I am happy that HE brought me through this far.
And so grateful.
Even though it is not over and fully won yet, but I know it will be and I know that it is well with me – as long as HE is on my side – and HE is.
But what I am thinking of is not only the time when we defeat the devil in one battle.
I actually have a greater promise of GOD on my mind and on my heart today:
when the entire war will be over.
When there will be PEACE.
And when it will be finished.
Not only for those who already have this privilege of being on the winning team and under the BLOOD and being redeemed through the won, completed and finished war JESUS CHRIST won for us on Calvary.
No, for ALL of us.
And God shall wipe away all tears from their eyes; and there shall be no more death, neither sorrow, nor crying, neither shall there be any more pain: for the former things are passed away.
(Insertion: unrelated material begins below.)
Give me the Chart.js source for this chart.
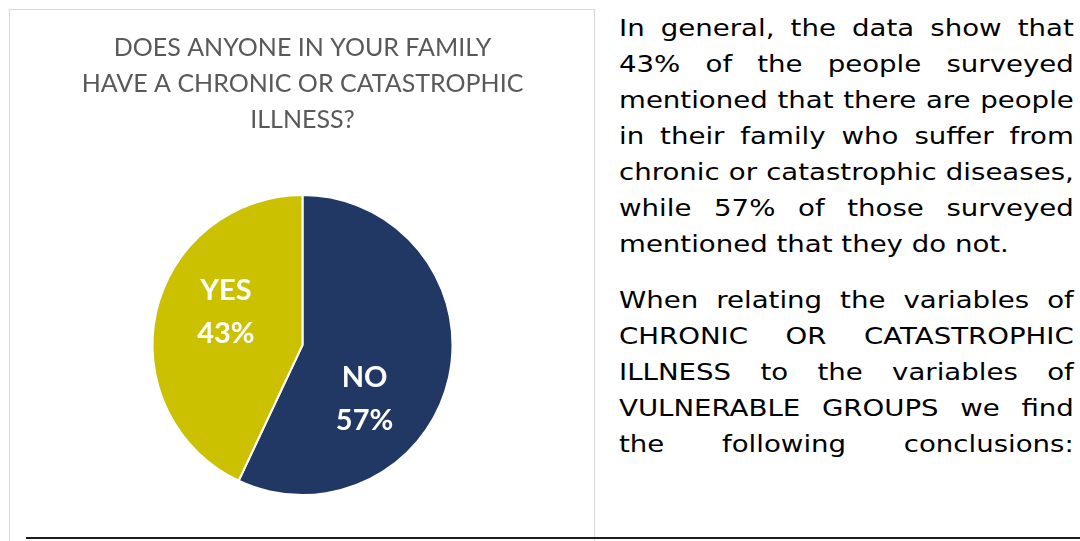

There IS a promise of a different world – and sometimes, when this world truly gets to us and when this life seems too much to bear, there is only this promise and the promise of eternal life we can cling to…
It’s true though.
And when HE grants us, HIS children, the ones HE has chosen, the end of a personal war we have been fighting for a very long time, the victory over an enemy who has truly and really been going to lengths in order to destroy us – that’s when they have a great chance to see THE TRUTH.
When they are shown by GOD that it is us HE favors, that HE gives us the victory over those who wrong us or even deliberately harm us, if they want to, they can use it to open their eyes…
Everybody wants to be on the Winning Team!
From my experience, losing and being wronged and having to swallow injustice gets easier with HIM and in HIM, because HE helps us bear the pain and also, there is a knowing that in the end, justice will be done and that those who wronged us will have to answer HIM… but those who have started the attack in the first place, out of malice, for them, it will be so hard to take that they lost!
I pray that all their competitiveness and malice will make them realize that there was a power at work which is much greater than theirs and the powers they are using or perhaps even the gods the adore, for greater is HE that is in ME than he that is in the world!
I pray that GOD will use this defeat of my enemies not only to put them to shame, but also to take them a step further and open their eyes and make them realize that they need to give their lives to HIM! In JESUS’ name I pray! AMEN.
How about you, my friend?
Did GOD ever give you a victory over the enemy?
Was it a spectacular one?
What was it about?
We would love to hear your story!
I hope and pray that this would bless you, heal you and inspire you and that THE LORD will bless you abundantly in all areas of your life, that HE will keep you and shine HIS face upon you and bring you peace. In JESUS’ name I pray! AMEN.